Because there’s lime juice in the dressing, it will prevent the avocado from browning. This means, your avocado dressing will be the same bright green color, whether you use it immediately or in a week!
Ways to use it
- As a salad dressing – you can use this thick, creamy dressing on everything from green salads, to pasta salads, to potato salads. Try it in the Mexican Sweet Potato Salad (pictured above) or in this Mexican Shrimp Salad (recipe coming soon!)
- As a dip – with veggies, like carrots or bell peppers, or tortilla chips. It’s basically a cousin to guacamole.
- As a topping – drizzle it over tacos, fajitas, taco salads, or burrito bowls. I love it on Pork Carnitas Tacos, Cauliflower Tacos, Air Fryer Chicken Fajitas, Ground Beef Taco Salad, Carne Asada Bowls, or Vegetarian Burrito Bowls.
It’s also a great dairy-free spread for sandwiches and wraps!
More salad dressings
Try these other easy homemade salad dressing recipes to make simple, healthy salads at home!
Avocado Lime Dressing
Ingredients
- 1 cup avocado, see notes below
- 2 cloves garlic, minced
- 1 teaspoon ground cumin
- 1 teaspoon salt
- ½ teaspoon ground chipotle powder, or chili powder
- 1 tablespoon fresh cilantro leaves
- ¼ cup fresh squeezed lime juice
- ¼ cup olive oil
- 2 tablespoons water
Instructions
- Add the avocado, garlic, cumin, salt, chipotle chili powder, cilantro, lime juice, olive oil, and water to a blender or food processor. Blend until smooth and creamy.
- Use the salad dressing immediately, or store it in the refrigerator for up to 10 days in an airtight container.
Notes
- Avocados – since avocados vary greatly in size, and the amount of flesh in each avocado varies depending on the size of the seed, I recommend measuring out the avocado after the skin and seed has been removed. You’ll need 1 cup of avocado for this recipe. Usually 2 small avocados, 1 1/2 large avocados or 1 extra-large avocado will equal 1 cup of avocado once the skin and seed has been removed.

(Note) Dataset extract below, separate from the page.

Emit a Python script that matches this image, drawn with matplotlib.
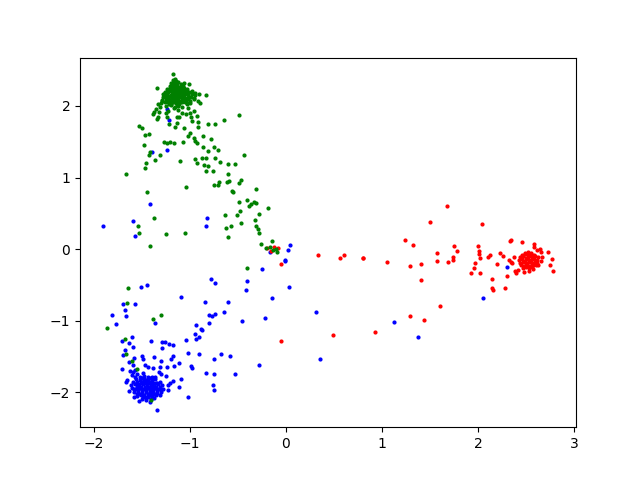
import numpy as np
import matplotlib
matplotlib.use('Agg')
import matplotlib.pyplot as plt

# (x, y), one list per class
green_spread = [
    (-1.177, 2.44), (-1.34, 2.256), (-0.833, 2.149), (-0.493, 1.879), (-0.649, 1.804), (-0.816, 1.753),
    (-0.74, 1.748), (-1.535, 1.72), (-1.5, 1.692), (-1.222, 1.744), (-1.139, 1.758), (-1.156, 1.702),
    (-1.059, 1.692), (-0.92, 1.711), (-0.92, 1.776), (-0.976, 1.795), (-0.924, 1.86), (-0.993, 1.841),
    (-0.962, 1.935), (-1.0, 1.627), (-1.021, 1.58), (-1.424, 1.608), (-1.469, 1.59), (-0.865, 1.58),
    (-0.781, 1.543), (-0.962, 1.548), (-0.948, 1.515), (-0.931, 1.487), (-1.069, 1.501), (-1.274, 1.492),
    (-1.236, 1.478), (-1.208, 1.497), (-1.163, 1.487), (-1.483, 1.45), (-0.865, 1.431), (-0.753, 1.431),
    (-0.816, 1.375), (-0.712, 1.389), (-1.417, 1.357), (-1.427, 1.319), (-1.312, 1.315), (-0.4375, 1.319),
    (-1.361, 1.249), (-1.462, 1.203), (-1.472, 1.138), (-1.108, 1.231), (-0.951, 1.263), (-0.927, 1.207),
    (-0.875, 1.273), (-0.83, 1.268), (-0.74, 1.273), (-0.684, 1.212), (-0.601, 1.189), (-0.531, 1.189),
    (-0.854, 1.179), (-0.8125, 1.166), (-0.833, 1.091), (-0.757, 1.091), (-0.601, 1.054), (-1.667, 1.054),
    (-0.753, 0.895), (-0.712, 0.895), (-0.698, 0.937), (-0.618, 0.932), (-0.597, 0.946), (-0.486, 0.923),
    (-0.472, 0.97), (-1.045, 0.867), (-0.566, 0.816), (-0.549, 0.802), (-0.3125, 0.834), (-1.451, 0.797),
    (-0.406, 0.685), (-0.49, 0.653), (-0.33, 0.662), (-0.3125, 0.648), (-0.365, 0.629), (-0.385, 0.606),
    (-0.184, 0.573), (-0.483, 0.527), (-0.514, 0.48), (-0.635, 0.48), (-0.281, 0.485), (-1.378, 0.434),
    (-0.326, 0.406), (-0.465, 0.368), (-0.576, 0.326), (-0.628, 0.294), (-0.309, 0.326), (-0.295, 0.28),
    (-0.281, 0.228), (-1.542, 0.326), (-1.528, 0.219), (-1.253, 0.21), (-1.056, 0.228), (-0.601, 0.163),
    (-1.417, 0.042), (-0.257, 0.075), (-0.149, 0.107), (-0.212, 0.014), (-0.167, 0.023), (-0.132, -0.014),
    (-0.097, -0.037), (-0.104, 0.005),
    (-0.41, -0.27), (-1.646, -0.545), (-1.653, -0.746), (-1.385, -0.97), (-1.302, -0.923), (-1.865, -1.096),
    (-1.674, -1.259), (-1.67, -1.459), (-1.6, -1.562), (-1.555, -1.669), (-1.41, -2.112),
    (-1.389, 1.888), (-1.375, 1.921), (-1.354, 1.953), (-1.33, 2.023), (-1.312, 1.991), (-1.319, 1.921),
    (-1.347, 1.818), (-1.33, 1.841), (-1.236, 1.851), (-1.25, 1.897), (-1.229, 1.935), (-1.163, 1.972),
    (-1.121, 1.944), (-1.132, 1.851), (-1.118, 1.846), (-1.087, 1.897), (-1.042, 1.883), (-1.0, 1.897),
    (-1.017, 1.967), (-1.08, 1.991), (-1.035, 2.023), (-1.0, 2.037), (-0.913, 2.07), (-0.896, 2.047),
    (-0.948, 2.177), (-0.903, 2.168), (-1.007, 2.308), (-1.062, 2.326), (-1.295, 2.075), (-1.278, 2.163),
    (-1.226, 2.224),
]
green_core = [
    (-1.18, 2.36), (-1.16, 2.37), (-1.14, 2.35), (-1.2, 2.32), (-1.17, 2.33), (-1.15, 2.31), (-1.12, 2.33),
    (-1.09, 2.31), (-1.21, 2.28), (-1.19, 2.29), (-1.16, 2.27), (-1.13, 2.29), (-1.1, 2.27), (-1.07, 2.28),
    (-1.24, 2.24), (-1.21, 2.25), (-1.18, 2.23), (-1.15, 2.25), (-1.12, 2.24), (-1.09, 2.23), (-1.06, 2.25),
    (-1.03, 2.24), (-1.26, 2.2), (-1.22, 2.21), (-1.19, 2.19), (-1.16, 2.21), (-1.13, 2.2), (-1.1, 2.19),
    (-1.07, 2.21), (-1.04, 2.2), (-1.01, 2.19), (-0.98, 2.21), (-1.27, 2.16), (-1.24, 2.17), (-1.2, 2.15),
    (-1.17, 2.17), (-1.14, 2.16), (-1.11, 2.15), (-1.08, 2.17), (-1.05, 2.16), (-1.02, 2.15), (-0.98, 2.17),
    (-0.95, 2.15), (-1.28, 2.12), (-1.25, 2.13), (-1.22, 2.11), (-1.18, 2.13), (-1.15, 2.12), (-1.12, 2.11),
    (-1.09, 2.13), (-1.06, 2.12), (-1.03, 2.11), (-0.99, 2.13), (-0.96, 2.11), (-1.29, 2.08), (-1.25, 2.09),
    (-1.21, 2.07), (-1.17, 2.09), (-1.14, 2.08), (-1.11, 2.07), (-1.07, 2.09), (-1.04, 2.08), (-1.0, 2.07),
    (-0.96, 2.09), (-1.3, 2.04), (-1.26, 2.05), (-1.22, 2.03), (-1.18, 2.05), (-1.15, 2.04), (-1.11, 2.03),
    (-1.08, 2.05), (-1.03, 2.04), (-1.25, 2.0), (-1.2, 2.01), (-1.16, 1.99), (-1.12, 2.0),
    (-1.17, 2.31), (-1.13, 2.26), (-1.18, 2.26), (-1.2, 2.23), (-1.15, 2.22), (-1.1, 2.22), (-1.06, 2.22),
    (-1.23, 2.19), (-1.18, 2.18), (-1.12, 2.18), (-1.06, 2.18), (-1.02, 2.18), (-1.23, 2.14), (-1.19, 2.14),
    (-1.13, 2.14), (-1.07, 2.14), (-1.01, 2.13), (-1.24, 2.1), (-1.19, 2.1), (-1.13, 2.1), (-1.08, 2.1),
    (-1.02, 2.09), (-1.23, 2.06), (-1.16, 2.06), (-1.1, 2.06), (-1.05, 2.06), (-1.2, 2.03), (-1.13, 2.02),
]
blue_spread = [
    (-1.91, 0.322), (-1.597, 0.396), (-1.569, 0.182), (-1.417, 0.629), (-0.826, 0.438), (-0.837, 0.317),
    (-1.243, 1.963), (-1.222, 1.8), (-1.24, 1.38), (-1.4, 1.352), (0.038, 0.061), (0.021, -0.014),
    (-0.007, -0.145), (-0.167, -0.037),
    (-1.51, -0.527), (-1.448, -0.503), (-1.694, -0.76), (-1.573, -0.765), (-1.677, -0.848), (-1.812, -0.923),
    (-1.667, -0.937), (-1.771, -1.049), (-1.365, -1.03), (-0.785, -0.424), (-0.74, -0.476), (-1.097, -0.671),
    (-0.84, -0.741), (-0.601, -0.732), (-0.642, -0.881), (-0.74, -0.904), (-0.799, -0.923), (-0.771, -0.928),
    (-0.799, -1.035), (-0.9375, -1.054), (-0.889, -1.114), (-0.878, -1.124), (-0.948, -1.184), (-0.906, -1.221),
    (-0.934, -1.259), (-1.045, -1.263), (-0.253, -0.284), (-0.403, -0.448), (-0.42, -0.564), (-0.007, -0.163),
    (0.035, -0.527), (-0.142, -0.685), (-0.222, -0.965), (-0.455, -1.002), (-1.608, -1.231), (-1.712, -1.282),
    (-1.635, -1.315), (-1.597, -1.366), (-1.41, -1.277), (-1.292, -1.291), (-1.26, -1.291), (-1.222, -1.319),
    (-1.174, -1.343), (-1.292, -1.385), (-1.677, -1.413), (-1.701, -1.483), (-1.5, -1.487), (-1.49, -1.538),
    (-1.375, -1.506), (-1.299, -1.562), (-1.177, -1.497), (-1.198, -1.538), (-1.115, -1.59), (-1.021, -1.445),
    (-0.906, -1.459), (-0.677, -1.459), (-0.587, -1.497), (-0.747, -1.529), (-0.281, -1.622), (-0.986, -1.636),
    (-0.983, -1.664), (-0.833, -1.725), (-0.747, -1.748), (-0.531, -1.748), (-0.757, -1.902), (-0.75, -1.967),
    (-1.118, -1.925), (-1.021, -2.061), (-1.094, -1.809), (-1.347, -2.252), (-1.712, -1.678), (-1.635, -1.58),
    (-1.58, -1.524), (-1.59, -1.622), (-1.469, -1.618), (-1.434, -1.646), (-1.385, -1.66), (-1.316, -1.65),
    (-1.243, -1.646), (-1.17, -1.636), (-1.319, -1.72), (-1.305, -1.739), (-1.253, -1.772), (-1.365, -1.781),
    (-1.226, -1.902), (-1.226, -1.967), (-1.208, -1.869), (-1.18, -1.846), (-1.625, -1.701), (-1.597, -1.715),
    (-1.569, -1.692), (-1.552, -1.739), (-1.486, -1.73), (-1.66, -1.832), (-1.67, -1.855),
    (2.299, -0.252), (2.052, -0.681), (1.125, -1.021), (1.378, -1.226), (0.309, -0.881), (0.358, -1.529),
    (-1.63, -1.98), (-1.58, -2.07), (-1.53, -2.12), (-1.42, -2.13), (-1.6, -1.76), (-1.57, -1.79),
]
blue_core = [
    (-1.52, -1.78), (-1.48, -1.77), (-1.44, -1.79), (-1.4, -1.78), (-1.56, -1.82), (-1.52, -1.83), (-1.48, -1.81),
    (-1.44, -1.82), (-1.4, -1.83), (-1.36, -1.81), (-1.59, -1.86), (-1.55, -1.85), (-1.51, -1.87), (-1.47, -1.85),
    (-1.43, -1.86), (-1.39, -1.85), (-1.35, -1.87), (-1.31, -1.85), (-1.61, -1.9), (-1.57, -1.89), (-1.53, -1.91),
    (-1.49, -1.89), (-1.45, -1.9), (-1.41, -1.89), (-1.37, -1.91), (-1.33, -1.89), (-1.29, -1.9), (-1.6, -1.94),
    (-1.56, -1.96), (-1.52, -1.94), (-1.48, -1.95), (-1.44, -1.94), (-1.4, -1.96), (-1.36, -1.94), (-1.32, -1.95),
    (-1.28, -1.96), (-1.58, -2.0), (-1.54, -1.99), (-1.5, -2.01), (-1.46, -1.99), (-1.42, -2.0), (-1.38, -1.99),
    (-1.34, -2.01), (-1.3, -1.99), (-1.55, -2.05), (-1.51, -2.04), (-1.47, -2.06), (-1.43, -2.04), (-1.39, -2.05),
    (-1.35, -2.04), (-1.31, -2.04), (-1.5, -2.09), (-1.46, -2.1), (-1.41, -2.09), (-1.37, -2.08),
    (-1.5, -1.8), (-1.46, -1.83), (-1.42, -1.8), (-1.54, -1.88), (-1.5, -1.86), (-1.46, -1.87), (-1.42, -1.87),
    (-1.38, -1.87), (-1.34, -1.87), (-1.55, -1.93), (-1.51, -1.92), (-1.47, -1.92), (-1.43, -1.92), (-1.39, -1.93),
    (-1.35, -1.92), (-1.31, -1.93), (-1.54, -1.97), (-1.5, -1.97), (-1.46, -1.97), (-1.42, -1.97), (-1.38, -1.97),
    (-1.34, -1.97), (-1.3, -1.97), (-1.52, -2.02), (-1.48, -2.03), (-1.44, -2.02), (-1.4, -2.02), (-1.36, -2.02),
    (-1.49, -2.07), (-1.44, -2.07), (-1.4, -2.07), (-1.55, -2.02), (-1.58, -1.95),
]
red_spread = [
    (1.674, 0.601), (1.497, 0.382), (2.038, 0.354), (1.236, 0.121), (1.323, 0.056), (1.753, 0.042),
    (1.778, -0.028), (1.573, -0.061), (1.573, -0.163), (1.736, -0.107), (1.736, -0.149), (1.688, -0.177),
    (1.403, -0.21), (1.292, -0.233), (1.052, -0.186), (0.806, -0.121), (0.806, -0.13), (0.601, -0.084),
    (0.559, -0.121), (0.33, -0.084), (-0.056, -0.205), (1.41, -0.429), (1.604, -0.797), (1.288, -0.937),
    (1.438, -0.993), (0.931, -1.152), (0.493, -1.203), (-0.056, -1.277), (1.997, 0.042), (2.01, -0.033),
    (2.014, -0.07), (2.021, -0.121), (1.972, -0.2), (1.958, -0.261), (1.924, -0.331), (2.021, -0.336),
    (2.101, -0.107), (2.122, -0.079), (2.229, -0.051), (2.26, -0.089), (2.194, -0.214), (2.142, -0.424),
    (2.299, -0.382), (2.142, -0.536), (2.156, -0.564), (2.278, -0.536), (2.333, 0.112), (2.347, 0.126),
    (2.455, 0.103), (2.583, 0.07), (2.58, 0.023), (2.646, 0.005), (2.656, -0.037), (2.729, -0.042),
    (2.67, -0.112), (2.653, -0.163), (2.774, -0.14), (2.753, -0.219), (2.785, -0.312), (2.378, -0.107),
    (2.323, -0.154), (2.34, -0.182), (2.358, -0.191), (2.389, -0.308), (2.399, -0.34), (2.417, -0.294),
    (2.483, -0.317), (2.535, -0.312), (2.576, -0.284), (2.628, -0.224), (2.611, -0.014),
    (-0.194, 0.019), (-0.125, 0.033), (-0.08, 0.009), (-0.16, -0.028),
]
red_core = [
    (2.49, -0.05), (2.52, -0.04), (2.55, -0.05), (2.46, -0.08), (2.49, -0.07), (2.52, -0.08), (2.55, -0.07),
    (2.58, -0.08), (2.44, -0.11), (2.47, -0.1), (2.5, -0.12), (2.53, -0.1), (2.56, -0.11), (2.59, -0.1),
    (2.62, -0.11), (2.43, -0.15), (2.46, -0.14), (2.49, -0.16), (2.52, -0.14), (2.55, -0.15), (2.58, -0.14),
    (2.61, -0.15), (2.44, -0.19), (2.47, -0.18), (2.5, -0.2), (2.53, -0.18), (2.56, -0.19), (2.59, -0.18),
    (2.61, -0.19), (2.45, -0.22), (2.48, -0.23), (2.51, -0.22), (2.54, -0.23), (2.57, -0.22), (2.6, -0.22),
    (2.47, -0.26), (2.5, -0.25), (2.53, -0.26), (2.56, -0.25),
]

green = np.array(green_spread + green_core)
blue = np.array(blue_spread + blue_core)
red = np.array(red_spread + red_core)

fig, ax = plt.subplots(figsize=(6.4, 4.8), dpi=100)
ax.scatter(blue[:, 0], blue[:, 1], c='b', s=4)
ax.scatter(red[:, 0], red[:, 1], c='r', s=4)
ax.scatter(green[:, 0], green[:, 1], c='g', s=4)
plt.savefig('out.png', dpi=100)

- Texture – if you find that the dressing is thicker than you’d like, add 1 tablespoon of water at a time, until it reaches your desired consistency. If the dressing has been stored in the refrigerator, let it sit out for about 10 minutes, then give it a stir, before you add more water. It will thicken as it sits in the fridge, so once it warms up a bit, it will thin out.